Whether it was director Spike Lee or screenwriter Russell Gewirtz who truly auteured "Inside Man," it had a shrewd understanding of the star principle. For example, note that although each member of the film's star trio in some sense fights for control of the picture, he or she never fights for control of the immediate environment. As the movie is organized, each is the head of a small independent unit -- one a police negotiator, one a masked bank robber, one a slick power broker -- and the absolute master of that world, for whom the deference of others is a fact of life.
The movie is arranged almost like a jousting match, and part of the film's pleasure comes from anticipating the relatively few moments when they will leave their safe environs and clash head-on with one of the others. Yet the movie is wittily structured so that those fights, as much fun as they are, are always draws. Stars don't lose; just ask Louis B. Mayer.
Then there's beauty. It's not that stars are more beautiful than other people; it's that each of them has a unique quality that the camera alone can capture. I once saw Kelly McGillis, then at the height of her "Top Gun" celebrity, walk unrecognized through a Washington restaurant, and when she sat down, I still didn't recognize her. Without a lens to subtly reorganize her features with the aid of the lighting, she was still quite beautiful, but in no way as striking as she was on-screen.
So it is with Washington, Owen and Foster. Although each is beautiful, it's not really their beauty upon which the camera feasts; it's some (admittedly stereotypical) essence of character. Washington is the nobility of the African American; Owen is the intellectual superiority of the European; Foster is a kind of sexually ambivalent avatar of piercing female intelligence, not luscious or adorable, but deeply admirable. It's our love of these hidden archetypes that compels our identification with the characters they play, regardless of which side of which line they are on.

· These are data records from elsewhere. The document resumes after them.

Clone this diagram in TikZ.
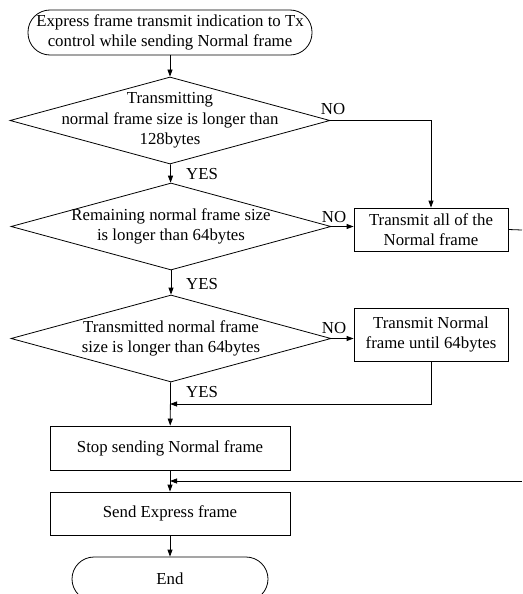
\documentclass[tikz,border=0pt]{standalone}
\usepackage{fontspec}
\setmainfont{Liberation Serif}
\usetikzlibrary{shapes.geometric,arrows.meta}
\begin{document}
\begin{tikzpicture}[x = 1pt, y = -1pt, line width = 0.8pt,
		font = \fontsize{16.8}{20.5}\selectfont,
		decision/.style = {diamond, draw, minimum width = 320pt, minimum height = 87pt, inner sep = 0pt},
		process/.style = {rectangle, draw, align = center, minimum width = 240pt, minimum height = 44pt, inner sep = 0pt},
		sidebox/.style = {rectangle, draw, align = center, minimum width = 154pt, inner sep = 0pt},
		terminal/.style = {rectangle, draw, rounded corners = 22pt, align = center, minimum height = 45pt, inner sep = 0pt},
		flow/.style = {-{Triangle[length = 7pt, width = 5pt]}},
		answer/.style = {inner sep = 0pt}]
		\useasboundingbox (0,0) rectangle (522,594);
		\clip (0,0) rectangle (522,594);
		% main column
		\node [terminal, minimum width = 284pt] (start) at (170,32.5) {Express frame transmit indication to Tx\\control while sending Normal frame};
		\node [decision] (d1) at (170,120.5) {};
		\node [align = center] (t1) at (d1) {Transmitting\\normal frame size is longer than\\128bytes};
		\node [decision] (d2) at (171,226.5) {};
		\node [align = center] (t2) at (d2) {Remaining normal frame size\\is longer than 64bytes};
		\node [decision] (d3) at (171,338.5) {};
		\node [align = center] (t3) at (d3) {Transmitted normal frame\\size is longer than 64bytes};
		\node [process] (stop) at (170,448) {Stop sending Normal frame};
		\node [process, minimum height = 43pt] (send) at (170,513.5) {Send Express frame};
		\node [terminal, minimum width = 196pt, minimum height = 44pt] (end) at (170,579) {End};
		% side column
		\node [sidebox, minimum height = 43pt] (all) at (431,229.5) {Transmit all of the\\Normal frame};
		\node [sidebox, minimum height = 53pt] (part) at (431,334.5) {Transmit Normal\\frame until 64bytes};
		\coordinate (outall) at (522,230);
		\coordinate (join1) at (170,404);
		\coordinate (inall) at (522,481);
		\coordinate (join2) at (170,481);
		% connectors
		\draw [flow] (start) -- (d1);
		\draw [flow] (d1) -- (d2);
		\draw [flow] (d2) -- (d3);
		\draw [flow] (d3) -- (stop);
		\draw [flow] (stop) -- (send);
		\draw [flow] (send) -- (end);
		\draw [flow] (d1.east) -| (all.north);
		\draw [flow] (d2.east) -- (d2.east -| all.west);
		\draw [flow] (d3.east) -- (d3.east -| part.west);
		\draw (all.east) -- (outall);
		\draw [flow] (part.south) |- (join1);
		\draw [flow] (inall) -- (join2);
		% answers
		\node [answer] (no1) at (333,109) {NO};
		\node [answer] (no2) at (334,217) {NO};
		\node [answer] (no3) at (334,328) {NO};
		\node [answer] (yes1) at (202,174) {YES};
		\node [answer] (yes2) at (202,284) {YES};
		\node [answer] (yes3) at (202,392) {YES};
	\end{tikzpicture}
\end{document}
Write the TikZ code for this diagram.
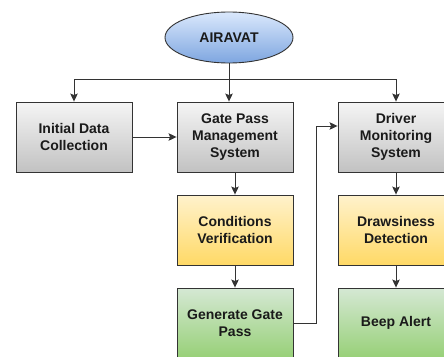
\documentclass[tikz,border=0pt]{standalone}
\usepackage{fontspec}
\setmainfont{Liberation Sans}
\usetikzlibrary{shapes.geometric,arrows.meta}
\definecolor{edge}{HTML}{333333}
\definecolor{txt}{HTML}{1A1A1A}
\tikzset{
  box/.style={draw=edge, line width=0.9pt, minimum width=116pt, minimum height=70pt,
    inner sep=2pt, align=center, text=txt,
    font=\fontsize{14pt}{16.8pt}\selectfont\bfseries},
  graybox/.style={box, top color=white!96!black, bottom color=black!24},
  yellowbox/.style={box, top color=HTML_FFF2CC, bottom color=HTML_FFD966},
  greenbox/.style={box, top color=HTML_D5E8D4, bottom color=HTML_97D077},
  link/.style={draw=edge, line width=0.9pt, -{Stealth[length=8pt,width=7.5pt,inset=1.5pt]}},
  plain/.style={draw=edge, line width=0.9pt}
}
\definecolor{HTML_FFF2CC}{HTML}{FFF2CC}
\definecolor{HTML_FFD966}{HTML}{FFD966}
\definecolor{HTML_D5E8D4}{HTML}{D5E8D4}
\definecolor{HTML_97D077}{HTML}{97D077}
\definecolor{HTML_DAE8FC}{HTML}{DAE8FC}
\definecolor{HTML_7EA6E0}{HTML}{7EA6E0}
\begin{document}
\begin{tikzpicture}[x=1pt,y=-1pt]
  \useasboundingbox (0,0) rectangle (444,356);

  % root of the hierarchy
  \node[ellipse, draw=edge, line width=0.9pt, top color=HTML_DAE8FC, bottom color=HTML_7EA6E0,
        minimum width=128pt, minimum height=51pt, inner sep=0pt, text=txt,
        font=\fontsize{14pt}{16.8pt}\selectfont\bfseries] (air) at (229,37.5) {AIRAVAT};

  % first row
  \node[graybox] (init) at (74,137) {Initial Data\\Collection};
  \node[graybox] (gate) at (235,137) {Gate Pass\\Management\\System};
  \node[graybox] (drv)  at (396,137) {Driver\\Monitoring\\System};

  % second row
  \node[yellowbox] (cond) at (235,230) {Conditions\\Verification};
  \node[yellowbox] (drow) at (396,230) {Drawsiness\\Detection};

  % third row
  \node[greenbox] (pass) at (235,323) {Generate Gate\\Pass};
  \node[greenbox] (beep) at (396,323) {Beep Alert};

  % branching from the root
  \coordinate (fork) at (229,79);
  \draw[plain] (air.south) -- (fork);
  \draw[link] (fork) -- (fork |- gate.north);
  \draw[link] (fork) -| (init.north);
  \draw[link] (fork) -| (drv.north);

  % flow inside the columns
  \draw[link] (init.east |- 0,137) -- (gate.west |- 0,137);
  \draw[link] (gate) ++(0,35) -- (cond.north);
  \draw[link] (cond.south) -- (pass.north);
  \draw[link] (drv.south) -- (drow.north);
  \draw[link] (drow.south) -- (beep.north);

  % gate pass hands over to driver monitoring
  \coordinate (bend) at (316,323);
  \draw[link] (pass.east) -- (bend) |- (drv.west |- 0,126);
\end{tikzpicture}
\end{document}
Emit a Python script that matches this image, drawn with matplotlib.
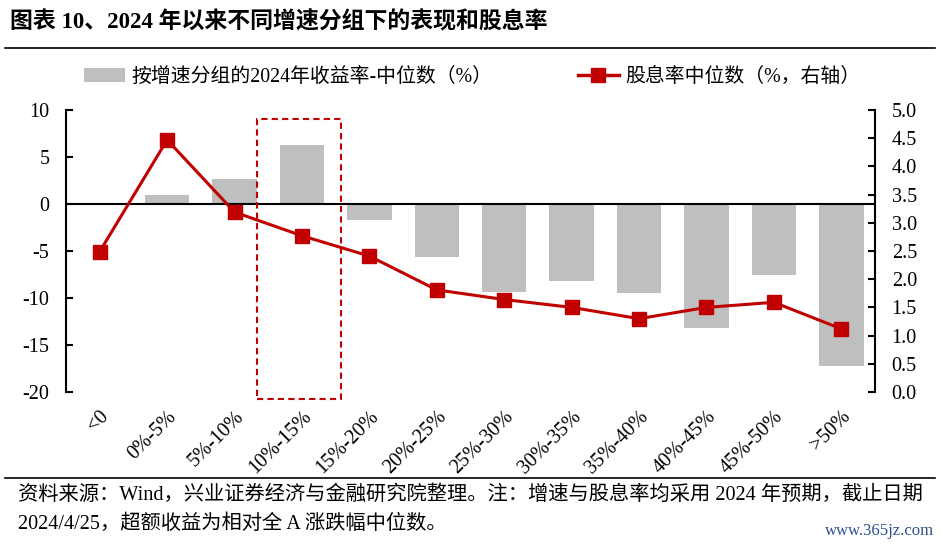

So too it is with Sharon Stone. She is a beautiful woman, and apparently her surgeons were the best in the business; she looks great, she carries herself great, she has enough radiance to melt the camera, but at the same time she projects, through her hard angularity, a predatory nature. She's not sex as candy; she's sex as death.
And, oh boy, does she need someone to hold to balance the other side of the screen. Stars need other stars; in sports, rivalries define athletes, and on the screen, drama defines stars. You need that conflict.
Poor David Morrissey, overmatched against her beauty and cunning in the complex plot. It is not that Morrissey is a bad actor; he's quite good. Nor is it that he's not a handsome man; he's an extremely attractive man, and the director contrives to strip him down at one point to reveal a body honed to near perfection.
He is quite a splendid professional. He's just not a star. Stone needs a star, someone with a long train of associations and accumulated memories off of which to play. Our memories of her in the first "Basic Instinct" are almost iconographic, with the killer blue eyes, the unfolding chaise-longue language of her legs, the way she had of sitting and always being in control of what she revealed, knowing exactly the effect it had on her audience, and deeply enjoying the power it gave her. She was truly She Who Must Be Obeyed.
Against this force of nature, Morrissey is helplessly lost. He's swallowed up. In fact, a Clive Owen in the role might have turned the movie into the hit, the fabulous pop concoction that it so aspires but so fails to be. Chemistry needn't be positive: It can also be the power of repulsion, and to watch an Owen, hot young Brit star on the make, and a Stone, hot old Yank star still on the make, would have been a clash of the titans.
As it is, the movie feels profoundly miswired, misshapen even. Stone's energy goes nowhere.